Follow these steps to customize which email notifications you receive:

  1. Click your name at the top right of the page and a dropdown will appear.
  2. Hover your mouse over the second option labeled “Account” and another window with more options will appear.
  3. Click “Email Preferences” from that window.
  4. Select “Yes” or “No” to the right of the corresponding email notification types according to your personal preferences.
  5. When you’re done customizing your preferences, scroll down to the bottom of the page and click the “Save Changes” button.

Participation Tips

It’s important to stay involved in an online community because participation is essential to its continued relevance, our connection to one-another, and more importantly, the success of its goals. We recommend that you put the following suggestions into practice so that you support your fellow community members and get the most out of our community:

  • Stay in the conversation. If you feel so inclined, consider offering others feedback on what they post via comments and replies.
  • Check your notifications. You can do this by clicking the bell icon at the top right of your page. This will tell you about any relevant occurrences like when you receive a message, reply, etc. You will know when you have unread notifications when there’s a number next to the bell icon.
  • Stop by frequently and make a habit of it. We suggest checking in at least once every weekday, even if you don’t have any activities to complete or replies to read.

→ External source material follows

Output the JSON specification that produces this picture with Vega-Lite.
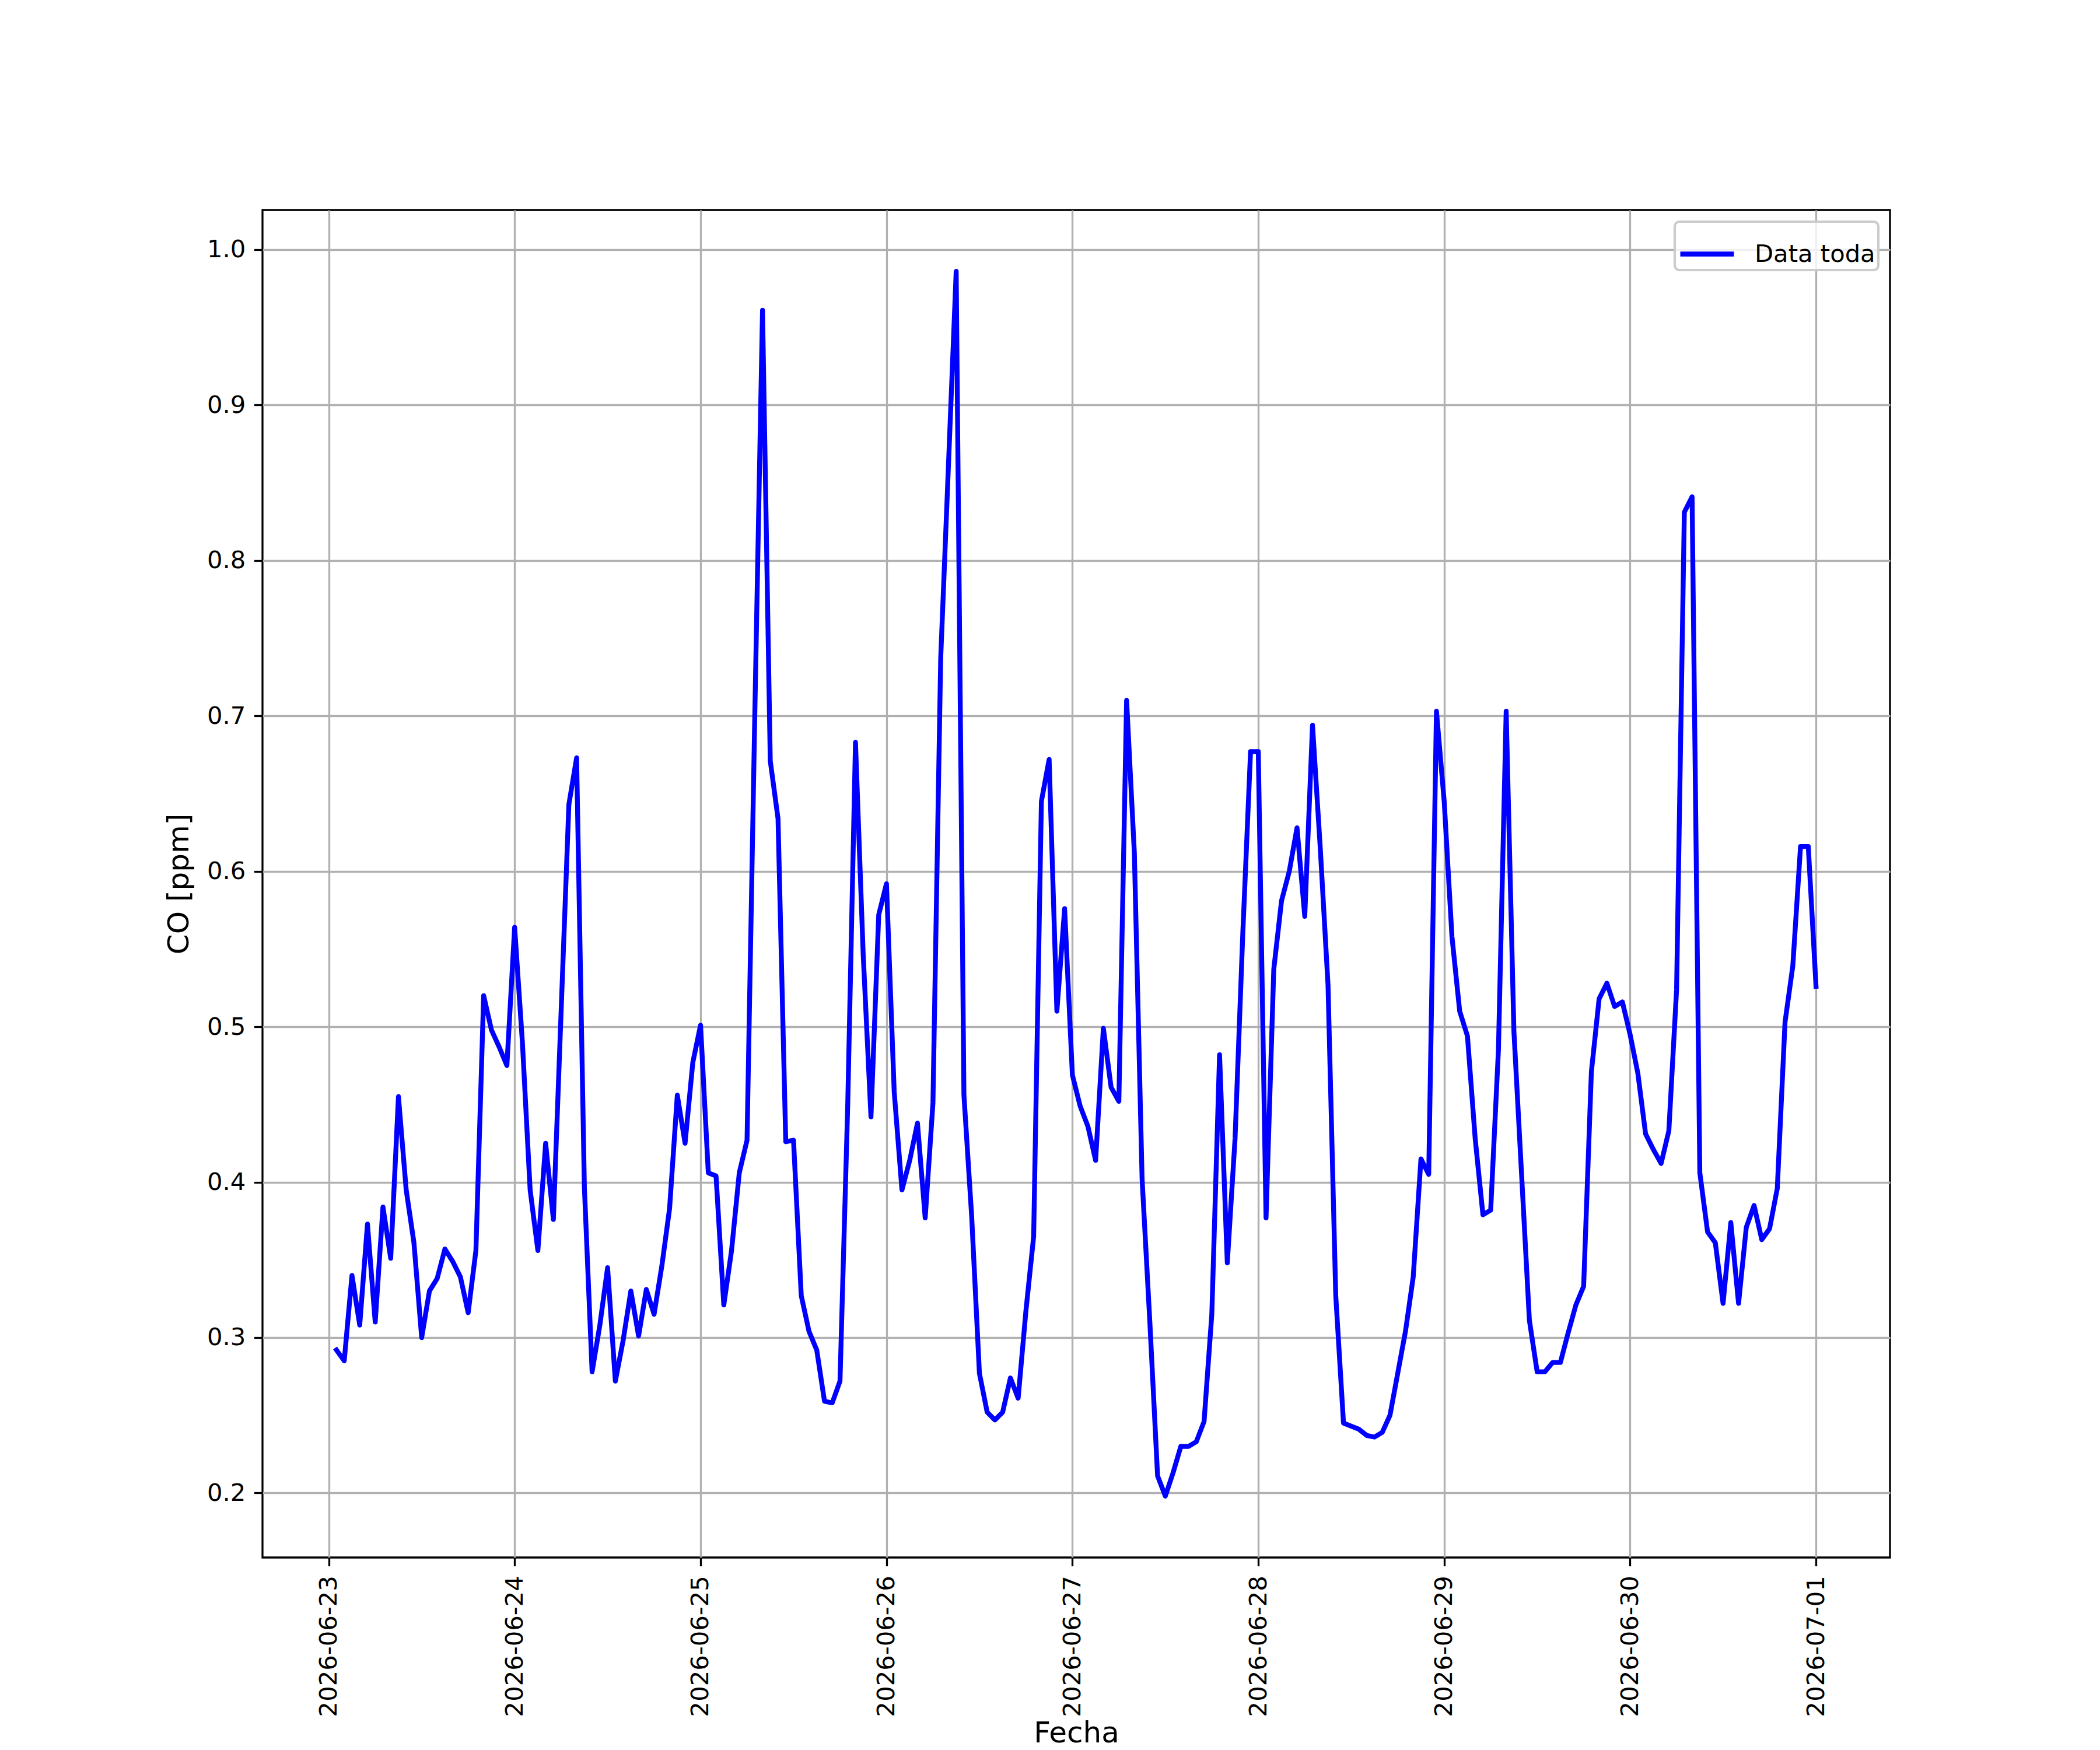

Doing a quick scan of the Activity Timeline (which you can access by clicking “Activity” in the left menu) can keep you up-to-date on important happenings in the community.
  • Show your face. Whenever possible, we ask that you turn on your camera during Zoom meetings. It’s hard to connect with someone behind a blank screen!
  • Do the activities. For our community to reach its goals and for you to get the most out of what we’re doing here, doing the activities is a must! Whether that be making a video on Flipgrid, replying to a discussion, or otherwise, doing the work is an important part of everybody’s learning in this space.